Conference papers and presentations
Nitrogen + Syngas Conference (The Hague, Netherlands, February 17-19, 2020)
Applying a digital twin of a primary reformer to determine economic routes for monetising high CO2 gas fields via GTL
Zbigniew Urban, PSE – a Siemens business, London, UK
Monetising offshore natural gas fields with high CO2 content presents a significant economic challenge. An example is the large (4 tcf) Malaysian K5 field, which has 70% CO2 content. Reducing CO2 content from 70% to a maximum of 6% involves high capital costs and complex installations, and there are risks of solid CO2 formation within the equipment. The brute force approach of simply separating the CO2 from methane using cryogenic distillation is thus not economically viable, so innovative approaches are necessary to overcome the constraints of the gas composition. Often such processing needs to take place offshore, adding to the complication.
PSE, Siemens’ process business, has developed high-fidelity digital twins for use in process synthesis of various gas processing solutions. The Steam Methane Reforming (SMR) package, validated against industrial-scale literature references and subsequently applied on a number of industrial projects, has been employed together with its counterpart GTL modelling suite, to assess the use of high CO2 content natural gas as a feedstock for syncrude production in Fischer-Tropsch (FT) reactors. The syngas feed to the FT reactor is generated in the SMR instead of the oxygen-blown autothermal reformer typically used in GTL technology.
The SMR digital twin is effective because of the fidelity of the underlying physics and chemistry model formulations, which incorporate rate-based approach; single pellets of catalyst are modelled in a distributed manner with boundary conditions dependent on pellet axial and radial location within the reformer tube. The combination of first-principles physics and chemistry kinetic parameters that can be easily correlated to a specific catalyst give the SMR digital twin a high degree of predictive accuracy, essential for the process synthesis described in this paper.
It runs out that the presence of CO2 can be turned into an advantage to resolve the well-known dilemma of achieving the correct Hydrogen-Carbon Monoxide ratio in the syngas for FT production.

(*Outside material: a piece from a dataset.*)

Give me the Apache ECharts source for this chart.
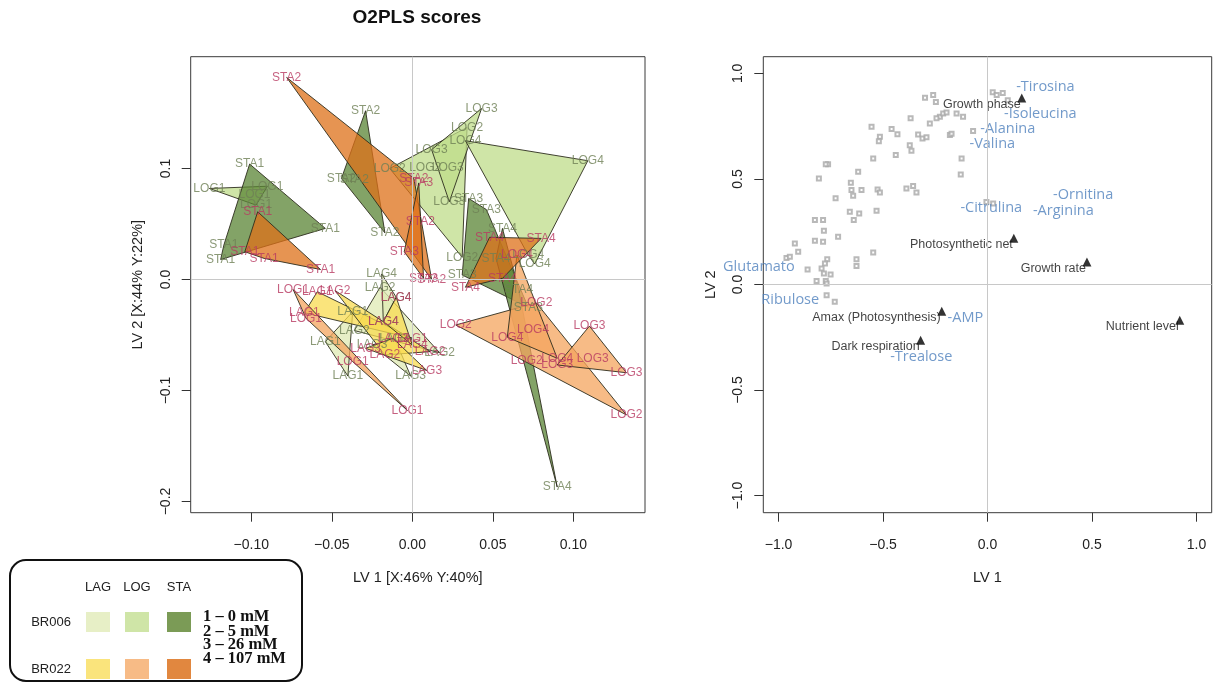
<!DOCTYPE html>
<html>
<head>
<meta charset="utf-8">
<title>O2PLS scores</title>
<script src="https://cdn.jsdelivr.net/npm/echarts@6/dist/echarts.min.js"></script>
<style>
  html, body { margin: 0; padding: 0; background: #fff; }
  #chart { width: 1228px; height: 683px; }
</style>
</head>
<body>
<div id="chart"></div>
<script>
// ---- Score plot (LV1 vs LV2): replicate scores per strain / growth phase.
// Each array holds four groups, one per nitrate dose (1..4).
const BR006_LAG = [
  [[-0.037, -0.029], [-0.040, -0.087], [-0.054, -0.056]],
  [[-0.020, -0.007], [0.017, -0.066], [-0.036, -0.046]],
  [[-0.001, -0.087], [-0.011, -0.053], [-0.025, -0.059]],
  [[-0.019, 0.005], [-0.010, -0.016], [-0.018, -0.038]]
];
const BR006_LOG = [
  [[-0.126, 0.082], [-0.090, 0.084], [-0.098, 0.076], [-0.097, 0.067]],
  [[-0.014, 0.100], [0.008, 0.101], [0.034, 0.137], [0.031, 0.020]],
  [[0.043, 0.154], [0.012, 0.117], [0.023, 0.070], [0.022, 0.101]],
  [[0.033, 0.125], [0.109, 0.107], [0.076, 0.014], [0.072, 0.022]]
];
const BR006_STA = [
  [[-0.101, 0.104], [-0.054, 0.046], [-0.117, 0.031], [-0.119, 0.018]],
  [[-0.029, 0.152], [-0.044, 0.091], [-0.036, 0.090], [-0.017, 0.042]],
  [[0.035, 0.073], [0.046, 0.063], [0.031, 0.004], [0.072, -0.025]],
  [[0.056, 0.046], [0.066, -0.009], [0.090, -0.187], [0.052, 0.019]]
];
const BR022_LAG = [
  [[-0.059, -0.011], [-0.067, -0.030], [0.000, -0.053]],
  [[-0.048, -0.010], [0.011, -0.065], [-0.017, -0.068]],
  [[-0.012, -0.053], [0.009, -0.082], [-0.029, -0.062]],
  [[-0.018, -0.038], [-0.010, -0.016], [0.000, -0.059]]
];
const BR022_LOG = [
  [[-0.074, -0.009], [-0.066, -0.035], [-0.037, -0.074], [-0.003, -0.118]],
  [[0.027, -0.041], [0.077, -0.021], [0.133, -0.122], [0.071, -0.073]],
  [[0.110, -0.042], [0.133, -0.084], [0.090, -0.077], [0.112, -0.071]],
  [[0.059, -0.052], [0.075, -0.045], [0.065, 0.022], [0.090, -0.071]]
];
const BR022_STA = [
  [[-0.096, 0.061], [-0.104, 0.025], [-0.057, 0.009], [-0.092, 0.019]],
  [[-0.078, 0.182], [0.001, 0.091], [0.005, 0.052], [0.012, 0.000]],
  [[0.004, 0.087], [-0.005, 0.025], [0.007, 0.001]],
  [[0.048, 0.038], [0.080, 0.037], [0.033, -0.007], [0.056, 0.001]]
];

const phases = ['LAG', 'LOG', 'STA'];
const strains = ['BR006', 'BR022'];
const doseLabels = ['1 \u2013 0 mM', '2 \u2013 5 mM', '3 \u2013 26 mM', '4 \u2013 107 mM'];
const scoreTicksX = [-0.10, -0.05, 0.00, 0.05, 0.10];
const scoreTicksY = [-0.2, -0.1, 0.0, 0.1];

// ---- Loading plot (LV1 vs LV2)
const loadTicks = [-1.0, -0.5, 0.0, 0.5, 1.0];
const metaboliteCloud = [
  [-0.299, 0.884], [-0.260, 0.897], [-0.247, 0.865], [-0.228, 0.794], [-0.212, 0.810],
  [-0.196, 0.815], [-0.244, 0.787], [-0.276, 0.763], [-0.148, 0.810], [-0.117, 0.794],
  [-0.368, 0.787], [-0.555, 0.747], [-0.459, 0.736], [-0.431, 0.712], [-0.515, 0.700],
  [-0.520, 0.679], [-0.332, 0.711], [-0.311, 0.692], [-0.292, 0.697], [-0.372, 0.660],
  [-0.364, 0.633], [-0.180, 0.708], [-0.172, 0.714], [-0.069, 0.727], [-0.124, 0.597],
  [-0.547, 0.597], [-0.439, 0.613], [-0.763, 0.569], [-0.774, 0.570], [-0.619, 0.534],
  [-0.807, 0.502], [-0.654, 0.482], [-0.651, 0.447], [-0.603, 0.448], [-0.643, 0.420],
  [-0.727, 0.408], [-0.526, 0.450], [-0.515, 0.436], [-0.388, 0.455], [-0.356, 0.466],
  [-0.340, 0.436], [-0.659, 0.344], [-0.614, 0.336], [-0.531, 0.349], [-0.640, 0.305],
  [-0.826, 0.305], [-0.787, 0.305], [-0.783, 0.254], [-0.715, 0.226], [-0.826, 0.207],
  [-0.787, 0.202], [-0.922, 0.194], [-0.906, 0.155], [-0.962, 0.126], [-0.946, 0.131],
  [-0.547, 0.152], [-0.627, 0.120], [-0.627, 0.088], [-0.767, 0.120], [-0.778, 0.100],
  [-0.861, 0.071], [-0.794, 0.076], [-0.783, 0.052], [-0.751, 0.047], [-0.818, 0.016],
  [-0.774, 0.016], [-0.770, 0.005], [-0.128, 0.521], [-0.005, 0.391], [0.027, 0.384],
  [-0.770, -0.051], [-0.731, -0.082], [0.025, 0.911], [0.044, 0.897], [0.073, 0.907],
  [0.097, 0.873]
];
const traitNames = ['Growth phase', 'Photosynthetic net', 'Growth rate', 'Nutrient level',
                    'Amax (Photosynthesis)', 'Dark respiration'];
const traitXY = [[0.164, 0.883], [0.126, 0.219], [0.476, 0.106], [0.920, -0.169],
                 [-0.219, -0.127], [-0.320, -0.264]];
const metaboliteNames = ['-Tirosina', '-Isoleucina', '-Alanina', '-Valina', '-Ornitina',
                         '-Arginina', '-Citrulina', 'Glutamato', 'Ribulose', '-AMP', '-Trealose'];
const metaboliteXY = [[0.277, 0.935], [0.253, 0.807], [0.097, 0.736], [0.023, 0.665],
                      [0.458, 0.423], [0.363, 0.347], [0.018, 0.362], [-1.094, 0.082],
                      [-0.944, -0.074], [-0.106, -0.160], [-0.317, -0.345]];

// ---- Styling
const SANS = '"Liberation Sans", Arial, sans-serif';
const swatch = {
  BR006: ['#e7efc6', '#cfe5a7', '#7b9b56'],
  BR022: ['#fae47c', '#f7bb86', '#e1873f']
};
const fillBase = {
  BR006: ['#dfeab3', '#bfdc8a', '#5a8434'],
  BR022: ['#f8db50', '#f4a45e', '#de7018']
};
const labelColor = { BR006: '#6e8055', BR022: '#b83a62' };
const FILL_ALPHA = 0.75;

function rgba(hex, a) {
  const n = parseInt(hex.slice(1), 16);
  return 'rgba(' + (n >> 16 & 255) + ',' + (n >> 8 & 255) + ',' + (n & 255) + ',' + a + ')';
}
function fmt(v, d) {
  const s = Math.abs(v) < 1e-9 ? (0).toFixed(d) : v.toFixed(d);
  return s.replace('-', '\u2212');
}
// convex hull (monotone chain) of pixel points
function hull(p) {
  const pts = p.slice().sort((a, b) => a[0] - b[0] || a[1] - b[1]);
  const cross = (o, a, b) => (a[0] - o[0]) * (b[1] - o[1]) - (a[1] - o[1]) * (b[0] - o[0]);
  const lo = [], up = [];
  for (const q of pts) {
    while (lo.length >= 2 && cross(lo[lo.length - 2], lo[lo.length - 1], q) <= 0) lo.pop();
    lo.push(q);
  }
  for (let i = pts.length - 1; i >= 0; i--) {
    const q = pts[i];
    while (up.length >= 2 && cross(up[up.length - 2], up[up.length - 1], q) <= 0) up.pop();
    up.push(q);
  }
  up.pop(); lo.pop();
  return lo.concat(up);
}

const scoreSets = {
  BR006: [BR006_LAG, BR006_LOG, BR006_STA],
  BR022: [BR022_LAG, BR022_LOG, BR022_STA]
};

const series = [];

// zero reference lines
[0, 1].forEach(k => {
  series.push({
    type: 'line', xAxisIndex: k, yAxisIndex: k, data: [], z: 1, silent: true,
    markLine: {
      silent: true, symbol: 'none', animation: false,
      label: { show: false },
      lineStyle: { color: '#c8c8c8', type: 'solid', width: 1 },
      data: [{ xAxis: 0 }, { yAxis: 0 }]
    }
  });
});

// group hulls
strains.forEach(st => {
  scoreSets[st].forEach((groups, pi) => {
    series.push({
      type: 'custom', name: st + ' ' + phases[pi], xAxisIndex: 0, yAxisIndex: 0, z: 2,
      data: groups.map((g, i) => [g[0][0], g[0][1], i]),
      encode: { x: 0, y: 1 },
      renderItem(params, api) {
        const g = groups[api.value(2)];
        const pts = hull(g.map(p => api.coord(p)));
        return {
          type: 'polygon',
          shape: { points: pts },
          style: { fill: rgba(fillBase[st][pi], FILL_ALPHA), stroke: 'rgba(45,45,30,0.9)', lineWidth: 1 }
        };
      }
    });
  });
});

// point labels (phase + dose)
strains.forEach(st => {
  const data = [];
  scoreSets[st].forEach((groups, pi) => {
    groups.forEach((g, di) => {
      g.forEach(p => data.push({ value: p, name: phases[pi] + (di + 1) }));
    });
  });
  series.push({
    type: 'scatter', xAxisIndex: 0, yAxisIndex: 0, z: 3, data,
    symbolSize: 1, itemStyle: { color: 'transparent' },
    label: { show: true, position: 'inside', formatter: '{b}', color: labelColor[st],
             fontSize: 12, fontFamily: SANS }
  });
});

// loading plot: metabolite cloud
series.push({
  type: 'scatter', xAxisIndex: 1, yAxisIndex: 1, z: 2, data: metaboliteCloud,
  symbol: 'emptyRect', symbolSize: 4,
  itemStyle: { color: '#a8a8a8', borderColor: '#a8a8a8', borderWidth: 0.8 }
});
// physiological traits
series.push({
  type: 'scatter', xAxisIndex: 1, yAxisIndex: 1, z: 4,
  data: traitXY.map((p, i) => ({ value: p, name: traitNames[i] })),
  symbol: 'triangle', symbolSize: 9, itemStyle: { color: '#000' },
  label: { show: true, position: 'left', distance: -3.5, offset: [0, 6.5], formatter: '{b}',
           color: '#111', fontSize: 12.5, fontFamily: SANS }
});
// metabolite names
series.push({
  type: 'scatter', xAxisIndex: 1, yAxisIndex: 1, z: 3, clip: false,
  data: metaboliteXY.map((p, i) => ({ value: p, name: metaboliteNames[i] })),
  symbolSize: 1, itemStyle: { color: 'transparent' },
  label: { show: true, position: 'inside', formatter: '{b}', color: '#4f81bd',
           fontSize: 14.5, fontFamily: '"Open Sans", "Noto Sans", sans-serif' }
});

function xAxisDef(grid, min, max, ticks, dec, name) {
  return {
    gridIndex: grid, type: 'value', min, max, position: 'bottom',
    splitLine: { show: false }, axisLine: { show: false, onZero: false },
    axisTick: { show: true, inside: false, length: 9, customValues: ticks,
                lineStyle: { color: '#333', width: 1 } },
    axisLabel: { customValues: ticks, formatter: v => fmt(v, dec), margin: 25,
                 fontSize: 14, color: '#222', fontFamily: SANS },
    name, nameLocation: 'middle', nameGap: 58,
    nameTextStyle: { fontSize: 14.5, color: '#222', fontFamily: SANS }
  };
}
function yAxisDef(grid, min, max, ticks, dec, name) {
  return {
    gridIndex: grid, type: 'value', min, max, position: 'left',
    splitLine: { show: false }, axisLine: { show: false, onZero: false },
    axisTick: { show: true, inside: false, length: 9, customValues: ticks,
                lineStyle: { color: '#333', width: 1 } },
    axisLabel: { customValues: ticks, formatter: v => fmt(v, dec), rotate: 90, margin: 18,
                 fontSize: 14, color: '#222', fontFamily: SANS },
    name, nameLocation: 'middle', nameGap: 45,
    nameTextStyle: { fontSize: 14.5, color: '#222', fontFamily: SANS }
  };
}

// legend panel
const legend = [
  { type: 'rect', shape: { x: 10, y: 560, width: 292, height: 121, r: 16 },
    style: { fill: '#fff', stroke: '#111', lineWidth: 2 } }
];
const colX = [98, 137, 179];
phases.forEach((ph, i) => legend.push({
  type: 'text', x: colX[i], y: 587,
  style: { text: ph, fill: '#222', font: '13px ' + SANS, align: 'center', verticalAlign: 'middle' }
}));
strains.forEach((st, r) => {
  const cy = r === 0 ? 622 : 669;
  legend.push({
    type: 'text', x: 51, y: cy,
    style: { text: st, fill: '#222', font: '13px ' + SANS, align: 'center', verticalAlign: 'middle' }
  });
  phases.forEach((ph, i) => legend.push({
    type: 'rect', shape: { x: colX[i] - 12, y: cy - 10, width: 24, height: 20 },
    style: { fill: swatch[st][i] }
  }));
});
const doseY = [617, 632, 645, 659];
doseLabels.forEach((t, i) => legend.push({
  type: 'text', x: 203, y: doseY[i],
  style: { text: t, fill: '#111', font: 'bold 16.5px "Liberation Serif", "Times New Roman", serif',
           align: 'left', verticalAlign: 'middle' }
}));
legend.push({
  type: 'text', x: 417, y: 18,
  style: { text: 'O2PLS scores', fill: '#111', font: 'bold 19px ' + SANS,
           align: 'center', verticalAlign: 'middle' }
});

const chart = echarts.init(document.getElementById('chart'), null, { renderer: 'canvas' });
chart.setOption({
  animation: false,
  backgroundColor: '#fff',
  grid: [
    { left: 190.7, top: 56.7, width: 454.3, height: 456, show: true, borderColor: '#3a3a3a', borderWidth: 1 },
    { left: 763.3, top: 56.7, width: 448.4, height: 456, show: true, borderColor: '#3a3a3a', borderWidth: 1 }
  ],
  xAxis: [
    xAxisDef(0, -0.1376, 0.1445, scoreTicksX, 2, 'LV 1 [X:46% Y:40%]'),
    xAxisDef(1, -1.073, 1.073, loadTicks, 1, 'LV 1')
  ],
  yAxis: [
    yAxisDef(0, -0.2101, 0.2007, scoreTicksY, 1, 'LV 2 [X:44% Y:22%]'),
    yAxisDef(1, -1.081, 1.079, loadTicks, 1, 'LV 2')
  ],
  series,
  graphic: legend
});
</script>
</body>
</html>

Operating an SMR at a typical S-C ratio of 2.5, which is sufficient to control coke formation, produces syngas that is too Hydrogen-rich for FT. There are reforming catalysts that can operate at much lower S-C ratios and which deliver syngas ready for FT, but these are typically super-active novel catalysts that are much more expensive than standard offerings and are often not fully reliable. In addition, low S-C ratio results in higher methane slippage.
The preliminary synthesis analysis indicates that the 70% CO2 content gas from the K5 field needs only to be reduced to 46% to become usable in syncrude production, a much easier and more economically-feasible task than reducing it to 6%. A benchmark study shows that 12.9 tonnes/h of 46 mol % CO2 gas delivering 3686 kg/h of Methane yields 1680 kg/h of syncrude. This compares favourably with producing 2000 kg/h of syncrude from 4500 kg/h, or 5 MMCF/day, of typical lean associated gas (3686 kg/h of Methane at 92.3 mol %) in a process where the syngas needs the additional complication of pressure-swing adsorption or membrane separation or catalytic reverse WGS reactor for Hydrogen reduction before directing it to FT reactors.